The flow of an audit log β
When an entity is created or updated, an audit log is generated with the information available and sent to a RabbitMQ queue. In ashitaka, an audit log consumer is retrieving the logs. The consumer is also in charge of formatting the log and hydrating it with missing information if needed. Note that the data added to the log in this step is not supposed to change over time (for example, the table id of an item). The consumer then sends the log to the azure monitor, via the LogAnalytics client.
The LogAnalytics client is used to query the LogAnalytics workspace. In the case of the audit logs for the account entity, kaonashi is using the LogAnalytics client to generate reports with the account activities. It is possible to filter the logs by account id, user id and activity type and a kusto query is generated based on these filters.

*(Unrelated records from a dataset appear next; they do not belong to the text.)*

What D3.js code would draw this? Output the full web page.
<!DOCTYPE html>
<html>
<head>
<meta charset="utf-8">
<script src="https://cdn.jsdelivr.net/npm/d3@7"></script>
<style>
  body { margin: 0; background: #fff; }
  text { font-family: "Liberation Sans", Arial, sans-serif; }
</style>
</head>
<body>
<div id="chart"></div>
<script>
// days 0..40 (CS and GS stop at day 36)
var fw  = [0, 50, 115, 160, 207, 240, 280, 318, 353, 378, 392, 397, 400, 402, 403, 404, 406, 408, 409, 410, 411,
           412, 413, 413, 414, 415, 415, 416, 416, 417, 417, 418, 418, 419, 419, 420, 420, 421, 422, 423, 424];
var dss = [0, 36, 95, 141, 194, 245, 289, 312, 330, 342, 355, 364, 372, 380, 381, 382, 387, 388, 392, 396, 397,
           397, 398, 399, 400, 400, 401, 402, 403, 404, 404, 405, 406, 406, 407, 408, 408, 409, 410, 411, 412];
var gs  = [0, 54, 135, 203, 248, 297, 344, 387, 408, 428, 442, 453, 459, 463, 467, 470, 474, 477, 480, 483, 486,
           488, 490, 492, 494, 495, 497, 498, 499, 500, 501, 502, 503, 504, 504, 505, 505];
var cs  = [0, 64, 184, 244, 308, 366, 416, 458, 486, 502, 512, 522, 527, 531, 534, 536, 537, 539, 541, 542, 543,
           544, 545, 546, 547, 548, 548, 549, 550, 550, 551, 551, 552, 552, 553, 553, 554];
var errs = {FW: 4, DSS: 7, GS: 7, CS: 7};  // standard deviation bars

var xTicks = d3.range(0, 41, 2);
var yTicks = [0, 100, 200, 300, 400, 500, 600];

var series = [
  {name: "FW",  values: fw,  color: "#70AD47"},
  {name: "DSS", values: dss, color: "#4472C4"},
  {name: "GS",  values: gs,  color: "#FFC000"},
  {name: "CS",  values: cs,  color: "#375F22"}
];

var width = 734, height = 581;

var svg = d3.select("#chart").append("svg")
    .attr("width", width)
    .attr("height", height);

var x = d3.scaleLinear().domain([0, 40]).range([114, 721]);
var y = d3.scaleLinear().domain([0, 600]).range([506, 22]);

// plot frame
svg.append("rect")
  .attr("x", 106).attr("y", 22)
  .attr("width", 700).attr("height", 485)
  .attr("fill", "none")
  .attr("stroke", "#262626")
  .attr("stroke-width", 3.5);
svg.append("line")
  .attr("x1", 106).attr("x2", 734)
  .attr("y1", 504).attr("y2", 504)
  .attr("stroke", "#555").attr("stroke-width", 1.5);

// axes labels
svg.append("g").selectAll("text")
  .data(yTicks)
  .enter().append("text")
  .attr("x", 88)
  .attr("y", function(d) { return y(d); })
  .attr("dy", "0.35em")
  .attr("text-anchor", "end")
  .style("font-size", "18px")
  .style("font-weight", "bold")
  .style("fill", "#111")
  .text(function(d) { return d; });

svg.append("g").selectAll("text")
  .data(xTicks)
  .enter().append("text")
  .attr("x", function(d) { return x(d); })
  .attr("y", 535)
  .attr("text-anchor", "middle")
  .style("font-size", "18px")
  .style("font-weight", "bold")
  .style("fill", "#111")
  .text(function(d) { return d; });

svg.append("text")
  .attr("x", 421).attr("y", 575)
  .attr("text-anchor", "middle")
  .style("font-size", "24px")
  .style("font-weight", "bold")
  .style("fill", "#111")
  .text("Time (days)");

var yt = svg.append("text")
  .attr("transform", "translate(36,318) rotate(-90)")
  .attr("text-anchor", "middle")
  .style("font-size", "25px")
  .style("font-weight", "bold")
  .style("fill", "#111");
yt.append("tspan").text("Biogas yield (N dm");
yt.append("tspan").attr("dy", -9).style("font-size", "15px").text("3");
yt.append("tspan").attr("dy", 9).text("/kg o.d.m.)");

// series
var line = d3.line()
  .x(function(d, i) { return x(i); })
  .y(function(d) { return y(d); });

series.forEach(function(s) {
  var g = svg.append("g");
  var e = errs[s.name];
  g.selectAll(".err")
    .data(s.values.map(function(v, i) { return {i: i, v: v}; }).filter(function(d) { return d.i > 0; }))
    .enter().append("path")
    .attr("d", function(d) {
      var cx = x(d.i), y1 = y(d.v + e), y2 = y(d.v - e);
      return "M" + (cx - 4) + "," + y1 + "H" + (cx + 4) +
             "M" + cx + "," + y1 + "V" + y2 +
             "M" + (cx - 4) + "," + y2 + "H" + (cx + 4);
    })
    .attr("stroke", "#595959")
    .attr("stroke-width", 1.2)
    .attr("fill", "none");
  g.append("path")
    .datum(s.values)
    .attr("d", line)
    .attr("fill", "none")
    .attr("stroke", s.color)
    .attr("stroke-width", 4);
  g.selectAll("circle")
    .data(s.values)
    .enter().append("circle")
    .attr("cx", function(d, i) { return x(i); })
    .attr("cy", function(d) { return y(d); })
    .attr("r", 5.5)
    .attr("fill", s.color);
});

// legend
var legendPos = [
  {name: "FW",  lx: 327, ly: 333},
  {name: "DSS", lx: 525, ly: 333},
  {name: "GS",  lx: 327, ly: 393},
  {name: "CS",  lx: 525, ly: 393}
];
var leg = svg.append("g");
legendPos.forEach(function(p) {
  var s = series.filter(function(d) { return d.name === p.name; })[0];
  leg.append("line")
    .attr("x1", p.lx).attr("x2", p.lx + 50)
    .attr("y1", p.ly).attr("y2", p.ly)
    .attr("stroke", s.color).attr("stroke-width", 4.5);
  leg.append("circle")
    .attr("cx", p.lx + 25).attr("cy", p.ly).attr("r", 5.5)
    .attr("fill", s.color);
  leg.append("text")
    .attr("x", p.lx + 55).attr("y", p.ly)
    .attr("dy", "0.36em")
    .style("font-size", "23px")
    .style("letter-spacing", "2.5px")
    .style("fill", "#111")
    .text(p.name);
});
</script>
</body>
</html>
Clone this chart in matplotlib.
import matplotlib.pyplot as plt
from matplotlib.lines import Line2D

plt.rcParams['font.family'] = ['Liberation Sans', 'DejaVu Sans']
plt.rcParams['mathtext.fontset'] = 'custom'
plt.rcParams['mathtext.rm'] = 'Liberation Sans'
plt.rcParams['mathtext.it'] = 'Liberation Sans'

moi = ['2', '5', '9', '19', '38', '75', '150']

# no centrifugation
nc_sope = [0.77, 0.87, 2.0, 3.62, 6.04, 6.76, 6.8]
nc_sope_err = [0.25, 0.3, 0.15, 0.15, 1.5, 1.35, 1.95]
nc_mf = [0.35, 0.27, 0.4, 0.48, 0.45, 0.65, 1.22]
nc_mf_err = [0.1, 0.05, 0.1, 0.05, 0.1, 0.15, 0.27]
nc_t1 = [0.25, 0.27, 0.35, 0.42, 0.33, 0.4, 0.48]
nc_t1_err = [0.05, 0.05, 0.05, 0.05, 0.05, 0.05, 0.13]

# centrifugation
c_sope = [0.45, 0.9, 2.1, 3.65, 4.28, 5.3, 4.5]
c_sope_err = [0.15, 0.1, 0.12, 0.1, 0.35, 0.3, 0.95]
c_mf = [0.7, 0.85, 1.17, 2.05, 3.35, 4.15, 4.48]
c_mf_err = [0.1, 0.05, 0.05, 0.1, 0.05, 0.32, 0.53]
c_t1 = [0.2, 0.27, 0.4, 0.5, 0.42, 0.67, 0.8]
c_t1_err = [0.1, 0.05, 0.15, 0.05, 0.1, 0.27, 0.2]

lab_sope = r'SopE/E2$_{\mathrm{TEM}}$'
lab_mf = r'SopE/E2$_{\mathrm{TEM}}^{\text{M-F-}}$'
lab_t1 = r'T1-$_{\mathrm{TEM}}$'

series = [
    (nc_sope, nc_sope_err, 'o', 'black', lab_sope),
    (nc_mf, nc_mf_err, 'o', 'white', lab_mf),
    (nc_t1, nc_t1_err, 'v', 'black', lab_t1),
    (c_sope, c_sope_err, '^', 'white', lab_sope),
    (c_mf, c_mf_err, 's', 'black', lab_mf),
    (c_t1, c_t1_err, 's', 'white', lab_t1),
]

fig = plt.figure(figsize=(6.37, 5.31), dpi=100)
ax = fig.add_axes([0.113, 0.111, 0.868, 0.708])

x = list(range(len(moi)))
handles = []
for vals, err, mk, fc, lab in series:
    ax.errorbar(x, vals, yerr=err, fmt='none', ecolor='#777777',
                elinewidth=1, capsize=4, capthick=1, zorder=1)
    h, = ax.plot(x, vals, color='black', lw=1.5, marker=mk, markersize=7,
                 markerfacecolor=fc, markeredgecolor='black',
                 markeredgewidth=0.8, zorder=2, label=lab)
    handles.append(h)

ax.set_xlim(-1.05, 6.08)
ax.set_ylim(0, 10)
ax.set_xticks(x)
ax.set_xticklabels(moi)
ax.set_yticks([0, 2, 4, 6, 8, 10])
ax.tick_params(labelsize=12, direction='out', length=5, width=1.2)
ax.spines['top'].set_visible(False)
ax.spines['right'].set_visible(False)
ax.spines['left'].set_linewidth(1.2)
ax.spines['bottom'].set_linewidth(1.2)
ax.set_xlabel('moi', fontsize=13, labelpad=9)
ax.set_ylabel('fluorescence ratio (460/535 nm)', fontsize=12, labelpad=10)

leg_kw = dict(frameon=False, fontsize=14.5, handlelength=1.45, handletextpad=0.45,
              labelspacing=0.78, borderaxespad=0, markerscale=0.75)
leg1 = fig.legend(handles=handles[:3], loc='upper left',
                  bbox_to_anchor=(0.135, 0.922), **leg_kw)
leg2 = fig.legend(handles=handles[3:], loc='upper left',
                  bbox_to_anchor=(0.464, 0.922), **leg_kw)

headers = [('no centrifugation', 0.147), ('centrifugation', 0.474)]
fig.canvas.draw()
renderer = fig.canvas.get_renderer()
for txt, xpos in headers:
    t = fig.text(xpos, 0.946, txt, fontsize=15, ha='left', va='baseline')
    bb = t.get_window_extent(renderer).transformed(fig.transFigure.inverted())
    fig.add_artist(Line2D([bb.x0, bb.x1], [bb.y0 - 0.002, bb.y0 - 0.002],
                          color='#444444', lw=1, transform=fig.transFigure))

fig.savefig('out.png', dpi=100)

For testing the flow of an audit log, a mock is replacing the LogAnalytics client in tests. The mock is using mongodb to store the logs and then to query them, replacing the calls to azure.
Q&A β
What is the retention period of the logs?
The retention period of the logs is defined globally for the platform, and is currently set to 1 year.
Is this feature may be used to track the volume of a certain type of operation over a given period of time?
Yes, this feature may be used to track the volume of a certain type of operation over a given period of time. however, the proposed data is "raw", and to obtain a particular metric, it is necessary to reprocess the data. The purpose of this document is not to show how this data can be reprocessed. Many solutions are possible, such as reprocessing selected logs within a Data Factory job.